The greatest struggle was to encourage talk of voice, performance and location without making these motives apparent (I did not want it made explicit as this, again, would create an informed performance space where truth could be circumvented). Asking Lippy to reflect on their stage performance and each other’s recordings provided limited material too vague to make a statement in three minutes and thirty seconds. Ultimately, I feel the piece would have failed to meet the initial objective; a new approach was needed. Inspiration came from the sheer strength of character that Lippy exhibited as individuals and a collective. The new angle is summarised in the line “some-one who demands truth is liable to settle for a well crafted lie”. Here, media scholar Andy McKee explained how performers voice falsified messages for the demands of the listener as well as their own motives. I could tell these comics were adapting their voice for the enjoyment of the audience based on a combination of location, situation, characters, conflict, tension and context. This discussion is something more than what I bargained for.

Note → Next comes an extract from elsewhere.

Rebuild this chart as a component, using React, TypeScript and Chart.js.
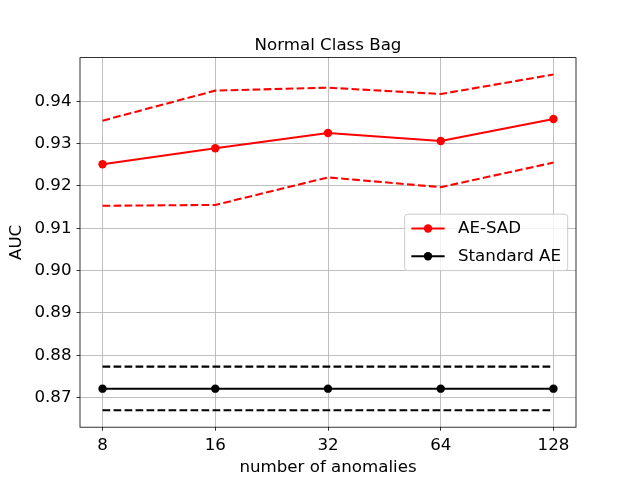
import React, {useEffect, useRef} from 'react';
import {Chart, registerables} from 'chart.js';

Chart.register(...registerables);

const anomalyCounts = ['8', '16', '32', '64', '128'];

const aeSadMean = [0.9251, 0.9289, 0.9325, 0.9306, 0.9358];
const aeSadUpper = [0.9354, 0.9425, 0.9432, 0.9417, 0.9463];
const aeSadLower = [0.9153, 0.9155, 0.9220, 0.9197, 0.9255];

const standardMean = [0.8721, 0.8721, 0.8721, 0.8721, 0.8721];
const standardUpper = [0.8773, 0.8773, 0.8773, 0.8773, 0.8773];
const standardLower = [0.8670, 0.8670, 0.8670, 0.8670, 0.8670];

const yTicks = [0.87, 0.88, 0.89, 0.90, 0.91, 0.92, 0.93, 0.94];

const TITLE = 'Normal Class Bag';
const FAMILY = 'DejaVu Sans';
const SIZE = 16.67;
const font = {family: FAMILY, size: SIZE, weight: 'normal' as const};
const LINE_W = 2.08;
const DASH = [7.7, 3.3];

const pts = (vals: number[]) => vals.map((y, x) => ({x, y}));

// matplotlib title, spines and legend ('center right'), drawn on top of the lines
const frameAndLegend = {
  id: 'frameAndLegend',
  afterDatasetsDraw(chart: Chart) {
    const {ctx, chartArea: a} = chart;
    ctx.save();
    ctx.strokeStyle = '#000';
    ctx.lineWidth = 0.8;
    ctx.strokeRect(a.left, a.top, a.right - a.left, a.bottom - a.top);

    ctx.font = `${SIZE}px "${FAMILY}"`;
    ctx.fillStyle = '#000';
    ctx.textAlign = 'center';
    ctx.textBaseline = 'alphabetic';
    ctx.fillText(TITLE, (a.left + a.right) / 2, a.top - 7.6);

    const items = chart.data.datasets.filter((d: any) => !d.borderDash);
    const pad = 0.4 * SIZE;
    const handle = 2 * SIZE;
    const textPad = 0.8 * SIZE;
    const rowH = 27.7;
    const textW = Math.max(...items.map(d => ctx.measureText(String(d.label)).width));
    const boxW = pad + handle + textPad + textW + pad;
    const boxH = items.length * rowH + 1;
    const right = a.right - 0.5 * SIZE;
    const left = right - boxW;
    const top = (a.top + a.bottom) / 2 - boxH / 2;

    ctx.beginPath();
    ctx.roundRect(left, top, boxW, boxH, 3);
    ctx.fillStyle = 'rgba(255,255,255,0.8)';
    ctx.fill();
    ctx.strokeStyle = '#cccccc';
    ctx.lineWidth = 1;
    ctx.stroke();

    items.forEach((d: any, i) => {
      const cy = top + 0.5 + rowH * (i + 0.5);
      const hx = left + pad;
      ctx.strokeStyle = d.borderColor;
      ctx.lineWidth = LINE_W;
      ctx.beginPath();
      ctx.moveTo(hx, cy);
      ctx.lineTo(hx + handle, cy);
      ctx.stroke();
      ctx.fillStyle = d.borderColor;
      ctx.beginPath();
      ctx.arc(hx + handle / 2, cy, d.pointRadius, 0, Math.PI * 2);
      ctx.fill();
      ctx.fillStyle = '#000';
      ctx.textBaseline = 'middle';
      ctx.textAlign = 'left';
      ctx.fillText(String(d.label), hx + handle + textPad, cy);
    });
    ctx.restore();
  },
};

function solid(label: string, data: number[], color: string) {
  return {
    label,
    data: pts(data),
    borderColor: color,
    backgroundColor: color,
    borderWidth: LINE_W,
    borderJoinStyle: 'round' as const,
    pointRadius: 4.2,
    pointBackgroundColor: color,
    pointBorderWidth: 0,
  };
}

function dashed(label: string, data: number[], color: string) {
  return {
    label,
    data: pts(data),
    borderColor: color,
    borderWidth: LINE_W,
    borderDash: DASH,
    pointRadius: 0,
  };
}

function AucChart() {
  const canvasRef = useRef<HTMLCanvasElement>(null);
  useEffect(() => {
    if (!canvasRef.current) return;
    const grid = {color: '#b0b0b0', lineWidth: 0.8, tickLength: 3.5, tickColor: '#000', tickWidth: 0.8};
    const chart = new Chart(canvasRef.current, {
      type: 'line',
      data: {
        datasets: [
          solid('AE-SAD', aeSadMean, '#ff0000'),
          dashed('AE-SAD upper', aeSadUpper, '#ff0000'),
          dashed('AE-SAD lower', aeSadLower, '#ff0000'),
          solid('Standard AE', standardMean, '#000000'),
          dashed('Standard AE upper', standardUpper, '#000000'),
          dashed('Standard AE lower', standardLower, '#000000'),
        ],
      },
      options: {
        responsive: false,
        animation: false,
        events: [],
        layout: {padding: {top: 57.6, right: 64, bottom: 0, left: 0}},
        plugins: {
          legend: {display: false},
          tooltip: {enabled: false},
          title: {display: false},
        },
        scales: {
          x: {
            type: 'linear',
            min: -0.2,
            max: 4.2,
            afterBuildTicks: (axis: any) => {
              axis.ticks = anomalyCounts.map((_, i) => ({value: i}));
            },
            afterFit: (axis: any) => {
              axis.height = 52.8;
            },
            ticks: {
              callback: (v: any) => anomalyCounts[v],
              color: '#000',
              font,
              padding: 4.5,
              maxRotation: 0,
              autoSkip: false,
            },
            grid,
            border: {display: false},
            title: {
              display: true,
              text: 'number of anomalies',
              color: '#000',
              font,
              padding: {top: 0, bottom: 2},
            },
          },
          y: {
            type: 'linear',
            min: 0.863,
            max: 0.9503,
            afterBuildTicks: (axis: any) => {
              axis.ticks = yTicks.map(v => ({value: v}));
            },
            afterFit: (axis: any) => {
              axis.width = 80;
            },
            ticks: {
              callback: (v: any) => Number(v).toFixed(2),
              color: '#000',
              font,
              padding: 5,
            },
            grid,
            border: {display: false},
            title: {
              display: true,
              text: 'AUC',
              color: '#000',
              font,
              padding: {top: 7, bottom: 0},
            },
          },
        },
      },
      plugins: [frameAndLegend],
    });

    return () => {
      chart.destroy();
    };
  }, []);

  return (
    <div style={{position: 'absolute', left: 0, top: 0, width: 640, height: 480, background: '#fff'}}>
      <canvas ref={canvasRef} width={640} height={480}/>
    </div>
  );
}

export default function App() {
  return <AucChart/>;
}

This feature I looked to further my understanding and proficiency with media making techniques. Panning was used not only to enhance direction and position but attempting to portray internal interactions. The piece is structured with intertwining clips for sequential texture; smoothed transitions greatly juxtaposed by a succinct silence create ambiguity in the cuts between scenes. A combination of narration, interview, conversation and accounts created diversity in the central dialogue. Looking forward I hope to greater develop my sense of story-telling, creating features to the time limit with complete narrative or reporting form. The element of field was one interesting to incorporate into writing, production and editing and is an area that will continue to give and can never be mastered in its entirety.